Le soluzioni di Corbyn sono, insomma, radicali ma di buon senso. Non certo meno radicali di quelle dei conservatori di David Cameron, che stanno smantellando il welfare mentre aiutano le imprese per ragioni ideologiche, non economiche. Sempre Martin Wolf del Financial Times evoca un parallelo tra Corbyn e il primo Tony Blair, a inizio degli anni Novanta: una sinistra che fa una diagnosi del mondo e delle sfide che ha di fronte e propone soluzioni drastiche, invece che limitarsi a piccoli aggiustamenti al margine.

Tutt’altra storia rispetto a Tsipras che ha vinto le elezioni senza avere alcuna possibilità di mantenere le demagogiche promesse della campagna elettorale.

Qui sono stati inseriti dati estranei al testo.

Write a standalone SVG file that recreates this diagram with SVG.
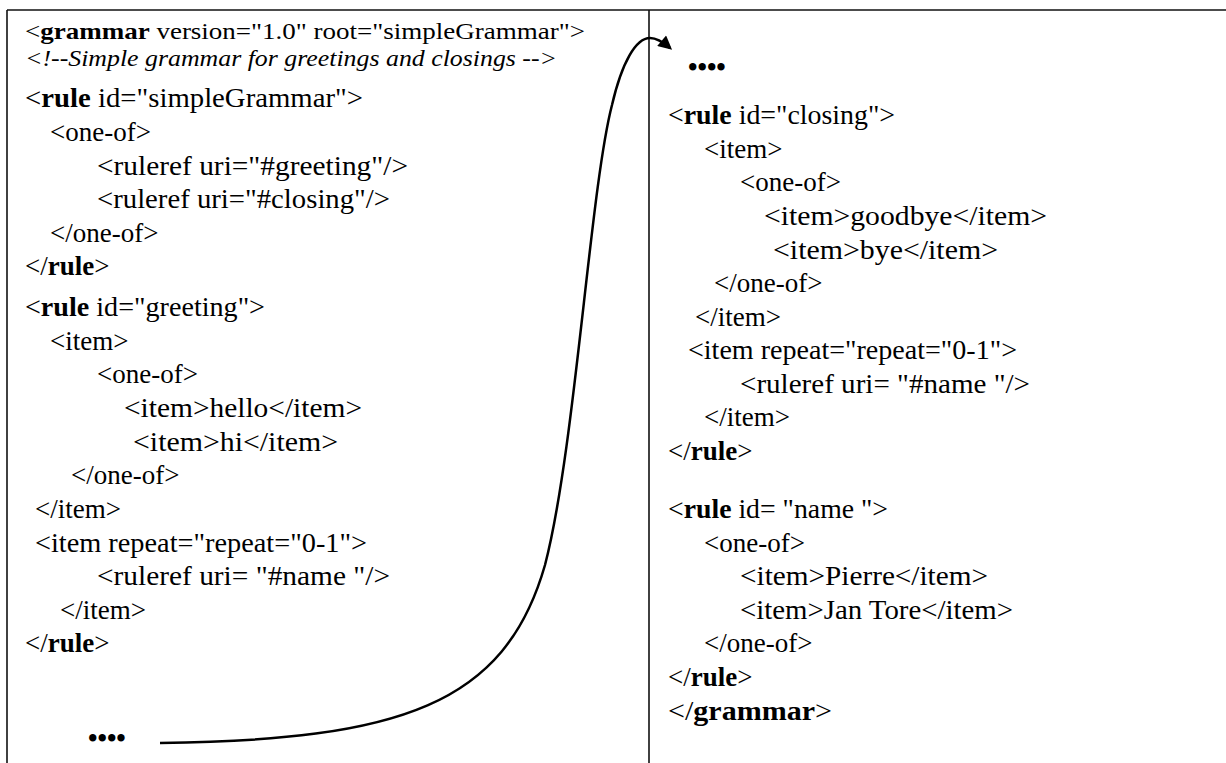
<svg xmlns="http://www.w3.org/2000/svg" width="1226" height="763" viewBox="0 0 1226 763">
<defs>
<style>
text{font-family:"Liberation Serif","Times New Roman",serif;font-size:27px;fill:#000}
.b{font-weight:bold}
.i{font-style:italic}
.hd{font-size:24px}
.frame{stroke:#111;stroke-width:1.6;fill:none}
.conn{stroke:#000;stroke-width:2.5;fill:none}
</style>
<marker id="ah" viewBox="0 0 10 10" refX="8" refY="5" markerWidth="6" markerHeight="5.5" orient="auto" markerUnits="strokeWidth">
<path d="M0,0 L10,5 L0,10 z" fill="#000"/>
</marker>
</defs>
<g id="frame">
<line class="frame" x1="7" y1="10" x2="1226" y2="10"/>
<line class="frame" x1="7" y1="10" x2="7" y2="763"/>
<line class="frame" x1="649" y1="10" x2="649" y2="763"/>
</g>
<g id="left-code">
<text x="25" y="39" class="hd" textLength="560" lengthAdjust="spacingAndGlyphs">&lt;<tspan class="b">grammar</tspan> version="1.0" root="simpleGrammar"&gt;</text>
<text x="25" y="66" class="hd i" textLength="532" lengthAdjust="spacingAndGlyphs">&lt;!--Simple grammar for greetings and closings --&gt;</text>
<text x="25" y="107" textLength="338" lengthAdjust="spacingAndGlyphs">&lt;<tspan class="b">rule</tspan> id="simpleGrammar"&gt;</text>
<text x="50" y="141">&lt;one-of&gt;</text>
<text x="97" y="175" textLength="311" lengthAdjust="spacingAndGlyphs">&lt;ruleref uri="#greeting"/&gt;</text>
<text x="97" y="208" textLength="293" lengthAdjust="spacingAndGlyphs">&lt;ruleref uri="#closing"/&gt;</text>
<text x="50" y="242">&lt;/one-of&gt;</text>
<text x="25" y="275">&lt;/<tspan class="b">rule</tspan>&gt;</text>
<text x="25" y="316" textLength="240" lengthAdjust="spacingAndGlyphs">&lt;<tspan class="b">rule</tspan> id="greeting"&gt;</text>
<text x="50" y="350">&lt;item&gt;</text>
<text x="97" y="383">&lt;one-of&gt;</text>
<text x="124" y="417" textLength="238" lengthAdjust="spacingAndGlyphs">&lt;item&gt;hello&lt;/item&gt;</text>
<text x="133" y="451" textLength="205" lengthAdjust="spacingAndGlyphs">&lt;item&gt;hi&lt;/item&gt;</text>
<text x="71" y="484">&lt;/one-of&gt;</text>
<text x="35" y="518">&lt;/item&gt;</text>
<text x="35" y="552" textLength="332" lengthAdjust="spacingAndGlyphs">&lt;item repeat="repeat="0-1"&gt;</text>
<text x="97" y="585" textLength="293" lengthAdjust="spacingAndGlyphs">&lt;ruleref uri= "#name "/&gt;</text>
<text x="60" y="619">&lt;/item&gt;</text>
<text x="25" y="652">&lt;/<tspan class="b">rule</tspan>&gt;</text>
<text x="88" y="747" class="b" font-size="25">••••</text>
</g>
<g id="right-code">
<text x="688" y="76" class="b" font-size="25">••••</text>
<text x="668" y="124" textLength="227" lengthAdjust="spacingAndGlyphs">&lt;<tspan class="b">rule</tspan> id="closing"&gt;</text>
<text x="704" y="158">&lt;item&gt;</text>
<text x="740" y="191">&lt;one-of&gt;</text>
<text x="764" y="225" textLength="283" lengthAdjust="spacingAndGlyphs">&lt;item&gt;goodbye&lt;/item&gt;</text>
<text x="773" y="259" textLength="225" lengthAdjust="spacingAndGlyphs">&lt;item&gt;bye&lt;/item&gt;</text>
<text x="714" y="292">&lt;/one-of&gt;</text>
<text x="695" y="326">&lt;/item&gt;</text>
<text x="688" y="359" textLength="329" lengthAdjust="spacingAndGlyphs">&lt;item repeat="repeat="0-1"&gt;</text>
<text x="740" y="393" textLength="290" lengthAdjust="spacingAndGlyphs">&lt;ruleref uri= "#name "/&gt;</text>
<text x="704" y="426">&lt;/item&gt;</text>
<text x="668" y="460">&lt;/<tspan class="b">rule</tspan>&gt;</text>
<text x="668" y="518" textLength="220" lengthAdjust="spacingAndGlyphs">&lt;<tspan class="b">rule</tspan> id= "name "&gt;</text>
<text x="704" y="552">&lt;one-of&gt;</text>
<text x="740" y="585" textLength="248" lengthAdjust="spacingAndGlyphs">&lt;item&gt;Pierre&lt;/item&gt;</text>
<text x="740" y="619" textLength="273" lengthAdjust="spacingAndGlyphs">&lt;item&gt;Jan Tore&lt;/item&gt;</text>
<text x="704" y="652">&lt;/one-of&gt;</text>
<text x="668" y="686">&lt;/<tspan class="b">rule</tspan>&gt;</text>
<text x="668" y="720" textLength="164" lengthAdjust="spacingAndGlyphs">&lt;/<tspan class="b">grammar</tspan>&gt;</text>
</g>
<g id="connectors">
<path class="conn" marker-end="url(#ah)" d="M160,743 C400,740 505,705 545,565 C575,450 590,190 612,105 C622,62 636,38 650,38 C657,38 663,42 670,48"/>
</g>
</svg>
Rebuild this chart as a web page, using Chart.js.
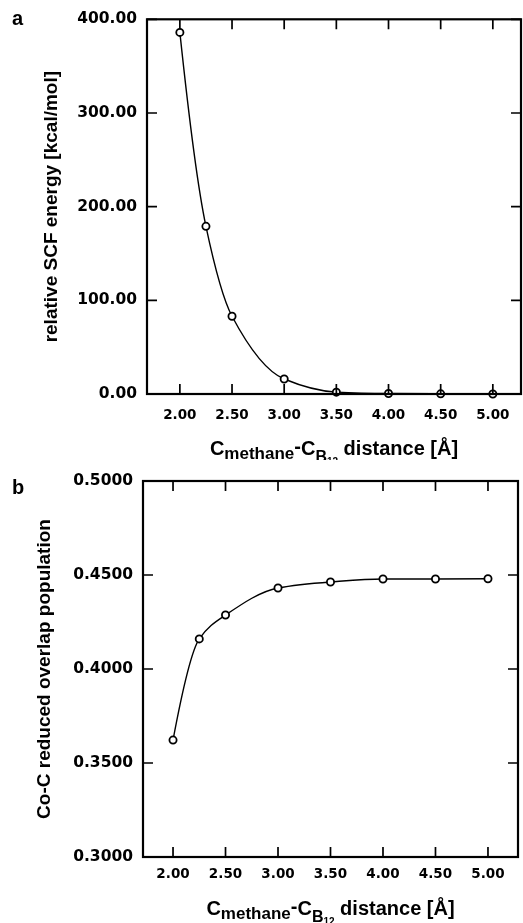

E che, con un misto di ingenuità, idealismo e furbizia tattica mista a ottusità strategica, ha congelato i rapporti tra Unione europea e Atene per mesi e mesi.

Tsipras è un leader che non poteva perdere ma che neppure poteva governare. Corbyn, almeno per ora, sembra un leader che non può vincere ma che avrebbe idee molto interessanti da vedere applicate. Troppo presto per immaginare come finirà. Ma il rosso del nuovo capo dei laburisti è decisamente più carico e convinto di quello di Syriza in Grecia. E la scommessa della sinistra inglese molto più interessante.